Attributing Physical Sense for Quantitative Expression of Ecological Resilience

(is in continuation of what was discussed in class:

planetary boundary hypothesis,  & adaptive cycle theory)

Life on the Earth is subtended by the whole gamut of processes, which we generalize as ecological. 

Let us visualize life on the Earth to be suspended as shown below.

Assuming the spring indicates the above said processes

 

          

 

 In mechanics, students study something called law of elasticity. It states that the extension of a spring is in direct proportion with the load applied to it. Materials obey this law as long as the load does not exceed their respective elastic limit. Stress at which materials start to deform irreversibly is called yield point. Number of yield points acting, creates what is called yield surface. Yield surface is usually considered as five dimensional.

Applying this concept to the Earth; it is only logical to presume that as long as anthropogenic pressure is within the yield point of a given ecosystem, it stands the possibility to revert back to original state.

The 5D structure to study the yield surface of an ecosystem can be considered to be comprised of:

1.    A plane comprising location (x,y,z) - A 3d location can be visualized as a proxel (process element), something akin to pixel, which is more familiar. This includes all primary bio-physical parameters sensed there in and their dynamics.

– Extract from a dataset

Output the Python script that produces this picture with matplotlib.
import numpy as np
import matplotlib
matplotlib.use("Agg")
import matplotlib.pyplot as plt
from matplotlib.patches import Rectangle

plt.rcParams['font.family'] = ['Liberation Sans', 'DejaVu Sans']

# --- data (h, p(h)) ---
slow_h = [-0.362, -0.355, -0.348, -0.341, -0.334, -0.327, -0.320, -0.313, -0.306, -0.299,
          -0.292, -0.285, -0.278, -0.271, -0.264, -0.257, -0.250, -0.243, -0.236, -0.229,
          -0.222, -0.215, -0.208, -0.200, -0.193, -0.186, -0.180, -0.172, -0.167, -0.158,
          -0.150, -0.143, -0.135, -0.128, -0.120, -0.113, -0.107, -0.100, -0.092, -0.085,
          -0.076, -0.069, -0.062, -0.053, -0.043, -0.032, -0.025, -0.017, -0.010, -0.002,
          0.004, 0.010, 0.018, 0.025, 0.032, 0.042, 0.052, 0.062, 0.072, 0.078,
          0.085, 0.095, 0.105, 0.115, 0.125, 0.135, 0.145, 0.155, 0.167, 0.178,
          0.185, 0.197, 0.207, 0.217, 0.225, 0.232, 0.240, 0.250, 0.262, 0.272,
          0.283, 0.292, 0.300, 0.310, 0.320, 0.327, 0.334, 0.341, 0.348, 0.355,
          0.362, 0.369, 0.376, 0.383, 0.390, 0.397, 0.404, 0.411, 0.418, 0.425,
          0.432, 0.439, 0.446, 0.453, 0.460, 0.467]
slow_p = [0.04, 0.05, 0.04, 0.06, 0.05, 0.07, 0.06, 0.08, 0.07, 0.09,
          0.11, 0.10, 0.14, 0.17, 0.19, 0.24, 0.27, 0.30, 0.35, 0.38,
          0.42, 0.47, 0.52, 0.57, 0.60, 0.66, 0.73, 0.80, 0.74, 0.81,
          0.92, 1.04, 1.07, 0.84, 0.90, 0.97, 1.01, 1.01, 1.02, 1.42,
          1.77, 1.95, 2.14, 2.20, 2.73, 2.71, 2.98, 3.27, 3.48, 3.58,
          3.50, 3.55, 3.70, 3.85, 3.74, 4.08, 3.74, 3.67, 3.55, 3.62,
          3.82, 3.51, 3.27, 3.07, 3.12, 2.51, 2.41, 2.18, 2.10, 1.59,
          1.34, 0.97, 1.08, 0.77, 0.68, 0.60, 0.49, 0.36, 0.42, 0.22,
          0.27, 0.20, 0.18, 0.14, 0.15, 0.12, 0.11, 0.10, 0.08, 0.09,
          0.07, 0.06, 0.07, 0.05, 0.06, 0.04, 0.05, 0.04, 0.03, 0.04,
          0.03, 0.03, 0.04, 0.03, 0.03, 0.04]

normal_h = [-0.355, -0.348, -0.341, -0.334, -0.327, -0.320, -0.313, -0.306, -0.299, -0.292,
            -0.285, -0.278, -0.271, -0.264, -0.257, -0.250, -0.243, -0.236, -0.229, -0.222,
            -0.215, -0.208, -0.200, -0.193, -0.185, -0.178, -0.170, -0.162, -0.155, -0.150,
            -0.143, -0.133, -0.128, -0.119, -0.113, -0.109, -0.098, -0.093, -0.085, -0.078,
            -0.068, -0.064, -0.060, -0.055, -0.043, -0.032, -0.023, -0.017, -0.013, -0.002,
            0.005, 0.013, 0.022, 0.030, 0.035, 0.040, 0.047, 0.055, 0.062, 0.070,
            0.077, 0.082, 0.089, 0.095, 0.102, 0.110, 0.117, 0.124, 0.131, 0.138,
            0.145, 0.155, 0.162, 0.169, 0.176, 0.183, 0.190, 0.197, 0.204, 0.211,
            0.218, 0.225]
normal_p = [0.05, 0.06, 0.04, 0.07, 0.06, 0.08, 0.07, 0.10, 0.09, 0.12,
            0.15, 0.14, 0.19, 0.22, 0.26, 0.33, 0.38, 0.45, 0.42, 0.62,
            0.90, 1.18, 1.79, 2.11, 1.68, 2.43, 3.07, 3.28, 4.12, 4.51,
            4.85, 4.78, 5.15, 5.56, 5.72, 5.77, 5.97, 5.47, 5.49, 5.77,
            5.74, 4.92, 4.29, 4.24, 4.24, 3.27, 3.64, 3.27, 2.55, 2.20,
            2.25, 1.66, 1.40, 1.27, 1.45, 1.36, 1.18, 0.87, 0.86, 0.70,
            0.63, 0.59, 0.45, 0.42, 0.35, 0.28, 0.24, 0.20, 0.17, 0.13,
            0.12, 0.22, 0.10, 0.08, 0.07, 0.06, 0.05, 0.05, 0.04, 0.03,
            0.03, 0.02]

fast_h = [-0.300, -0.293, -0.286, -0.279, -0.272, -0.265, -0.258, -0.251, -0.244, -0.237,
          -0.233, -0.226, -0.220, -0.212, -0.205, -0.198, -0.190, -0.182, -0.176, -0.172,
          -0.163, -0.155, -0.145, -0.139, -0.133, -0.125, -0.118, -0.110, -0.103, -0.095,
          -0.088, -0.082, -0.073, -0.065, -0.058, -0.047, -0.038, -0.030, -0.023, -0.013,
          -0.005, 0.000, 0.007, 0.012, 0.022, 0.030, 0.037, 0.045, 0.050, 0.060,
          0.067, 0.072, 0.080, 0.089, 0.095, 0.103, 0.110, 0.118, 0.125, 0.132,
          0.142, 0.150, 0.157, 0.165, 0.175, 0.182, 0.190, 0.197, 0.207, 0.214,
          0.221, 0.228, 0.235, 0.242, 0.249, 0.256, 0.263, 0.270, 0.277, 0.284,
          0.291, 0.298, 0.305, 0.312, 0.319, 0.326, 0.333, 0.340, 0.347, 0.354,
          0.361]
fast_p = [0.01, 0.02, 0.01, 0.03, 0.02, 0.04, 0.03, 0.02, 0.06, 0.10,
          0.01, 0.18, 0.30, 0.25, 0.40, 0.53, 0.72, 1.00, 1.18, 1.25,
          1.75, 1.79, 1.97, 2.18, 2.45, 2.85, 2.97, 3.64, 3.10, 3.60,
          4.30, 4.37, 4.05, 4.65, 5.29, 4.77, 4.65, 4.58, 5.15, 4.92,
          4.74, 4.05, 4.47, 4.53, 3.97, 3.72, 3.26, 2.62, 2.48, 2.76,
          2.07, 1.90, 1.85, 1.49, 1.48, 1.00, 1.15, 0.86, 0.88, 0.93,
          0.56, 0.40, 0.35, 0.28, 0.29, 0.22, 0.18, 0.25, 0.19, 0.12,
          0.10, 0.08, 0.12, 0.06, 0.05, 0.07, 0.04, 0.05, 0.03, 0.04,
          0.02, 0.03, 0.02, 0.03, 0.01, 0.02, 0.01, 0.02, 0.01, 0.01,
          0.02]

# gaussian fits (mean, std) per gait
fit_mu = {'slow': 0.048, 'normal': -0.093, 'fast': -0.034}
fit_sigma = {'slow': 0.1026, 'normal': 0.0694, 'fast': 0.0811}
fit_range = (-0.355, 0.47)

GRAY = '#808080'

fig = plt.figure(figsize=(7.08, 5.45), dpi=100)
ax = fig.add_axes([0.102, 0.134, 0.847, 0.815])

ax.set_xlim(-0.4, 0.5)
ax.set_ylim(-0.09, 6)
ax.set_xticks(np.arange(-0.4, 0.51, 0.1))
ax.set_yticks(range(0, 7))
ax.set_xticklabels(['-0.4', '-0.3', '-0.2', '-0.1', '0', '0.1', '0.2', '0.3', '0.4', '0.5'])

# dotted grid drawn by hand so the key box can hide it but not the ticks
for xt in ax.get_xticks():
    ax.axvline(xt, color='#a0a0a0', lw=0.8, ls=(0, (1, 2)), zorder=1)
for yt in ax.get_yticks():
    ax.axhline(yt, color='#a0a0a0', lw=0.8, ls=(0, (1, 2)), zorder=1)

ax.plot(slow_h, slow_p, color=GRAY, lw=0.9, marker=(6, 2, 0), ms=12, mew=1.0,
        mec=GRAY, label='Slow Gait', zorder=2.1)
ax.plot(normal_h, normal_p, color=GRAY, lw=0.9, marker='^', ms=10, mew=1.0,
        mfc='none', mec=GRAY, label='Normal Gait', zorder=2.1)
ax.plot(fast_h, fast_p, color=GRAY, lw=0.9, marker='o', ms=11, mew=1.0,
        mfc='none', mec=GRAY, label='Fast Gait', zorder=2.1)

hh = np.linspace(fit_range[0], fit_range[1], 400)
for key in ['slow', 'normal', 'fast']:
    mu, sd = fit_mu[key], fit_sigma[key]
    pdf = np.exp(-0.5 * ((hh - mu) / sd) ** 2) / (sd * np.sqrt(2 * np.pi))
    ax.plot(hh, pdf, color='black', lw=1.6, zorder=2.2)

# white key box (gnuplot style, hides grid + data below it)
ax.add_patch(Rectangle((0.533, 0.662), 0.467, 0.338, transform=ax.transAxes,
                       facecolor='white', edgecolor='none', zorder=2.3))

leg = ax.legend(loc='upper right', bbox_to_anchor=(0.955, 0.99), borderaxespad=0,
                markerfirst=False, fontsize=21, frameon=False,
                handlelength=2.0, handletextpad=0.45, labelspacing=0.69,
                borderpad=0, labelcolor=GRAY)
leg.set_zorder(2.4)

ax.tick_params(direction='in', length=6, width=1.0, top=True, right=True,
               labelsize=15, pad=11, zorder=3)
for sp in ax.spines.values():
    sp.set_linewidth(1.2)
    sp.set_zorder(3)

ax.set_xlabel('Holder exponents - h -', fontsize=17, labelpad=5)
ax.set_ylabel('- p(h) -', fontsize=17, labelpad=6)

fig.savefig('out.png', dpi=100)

2.    Time (of observation)

3.    Socio-ecological factors. (Social component comes to picture only when man is a part of the system under study. Say, if we are studying a pond ecosystem deep inside the Western Ghats/ African or Amazonian forest, untouched by modern man, this dimension reduces itself to ecological. These are scenarios, where man can still be considered as a natural animal.

Whilst, if we are studying Ashtamudi/ Victoria/ Chad lakes, those which are extensively and destructively interfered by modern man the social arm dominates the ecological arm.               

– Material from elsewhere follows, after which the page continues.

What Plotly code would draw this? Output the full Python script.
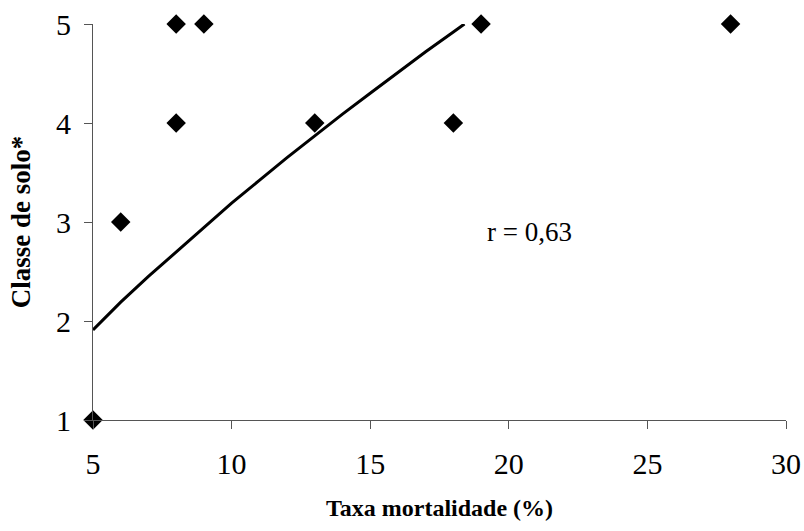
import plotly.graph_objects as go

# Observed data points
mortalidade = [5, 6, 8, 8, 9, 13, 18, 19, 28]
classe_solo = [1, 3, 4, 5, 5, 4, 4, 5, 5]

# Trend line
trend_x = [5, 6, 7, 8, 9, 10, 11, 12, 13, 14, 15, 16, 17, 18, 18.4]
trend_y = [1.91, 2.19, 2.45, 2.70, 2.95, 3.19, 3.42, 3.65, 3.87, 4.09, 4.30, 4.51, 4.72, 4.92, 5.00]

x_ticks = [5, 10, 15, 20, 25, 30]
y_ticks = [1, 2, 3, 4, 5]

r_label = "r = 0,63"
x_title = "Taxa mortalidade (%)"
y_title = "Classe de solo*"

FONT = "Liberation Serif, Times New Roman, serif"

fig = go.Figure()
fig.add_trace(go.Scatter(
    x=mortalidade, y=classe_solo, mode="markers",
    marker=dict(symbol="diamond", size=15, color="black", line=dict(width=0)),
    cliponaxis=False, showlegend=False, hoverinfo="skip"))
fig.add_trace(go.Scatter(
    x=trend_x, y=trend_y, mode="lines",
    line=dict(color="black", width=3),
    showlegend=False, hoverinfo="skip"))

fig.add_annotation(x=19.14, y=2.9, text=r_label, showarrow=False,
                   xanchor="left", yanchor="middle",
                   font=dict(family=FONT, size=27, color="black"))

fig.update_xaxes(range=[5, 30], tickvals=x_ticks, ticks="outside", ticklen=8,
                 tickcolor="#555", showline=True, linecolor="#555", linewidth=1,
                 showgrid=False, zeroline=False, ticklabelstandoff=9,
                 automargin=False,
                 tickfont=dict(family=FONT, size=30, color="black"),
                 title=dict(text="<b>" + x_title + "</b>", standoff=20,
                            font=dict(family=FONT, size=24, color="black")))
fig.update_yaxes(range=[1, 5], tickvals=y_ticks, ticks="outside", ticklen=8,
                 tickcolor="#555", showline=True, linecolor="#555", linewidth=1,
                 showgrid=False, zeroline=False, ticklabelstandoff=7,
                 automargin=False,
                 tickfont=dict(family=FONT, size=30, color="black"),
                 title=dict(text="<b>" + y_title + "</b>", standoff=17,
                            font=dict(family=FONT, size=27, color="black")))

fig.update_layout(width=804, height=531, plot_bgcolor="white", paper_bgcolor="white",
                  margin=dict(l=93, r=18, t=24, b=111))
fig.write_html("out.html", config={"displayModeBar": False},
               post_script="document.body.style.margin='0';")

The problems for the class are:

A.    Attempt to arrive at the components that can define the yield criterion for a given case. Let us take the more familiar Ashtamudi lake.

B.    Explain the behavior of basic metaphors (ball, basin, key variable, threshold) vis-à-vis yield criterion of Ashtamudi lake.

Yield criterion concerns the limit of elasticity under combination of stresses.

You would find that although it is always not possible to ascribe a cause and effect to all the components, it still does make sense to move forward from established concepts of physics in reaching a holistic picture and more importantly a quantitative estimate for ecological resilience.   

We shall discuss further in the class.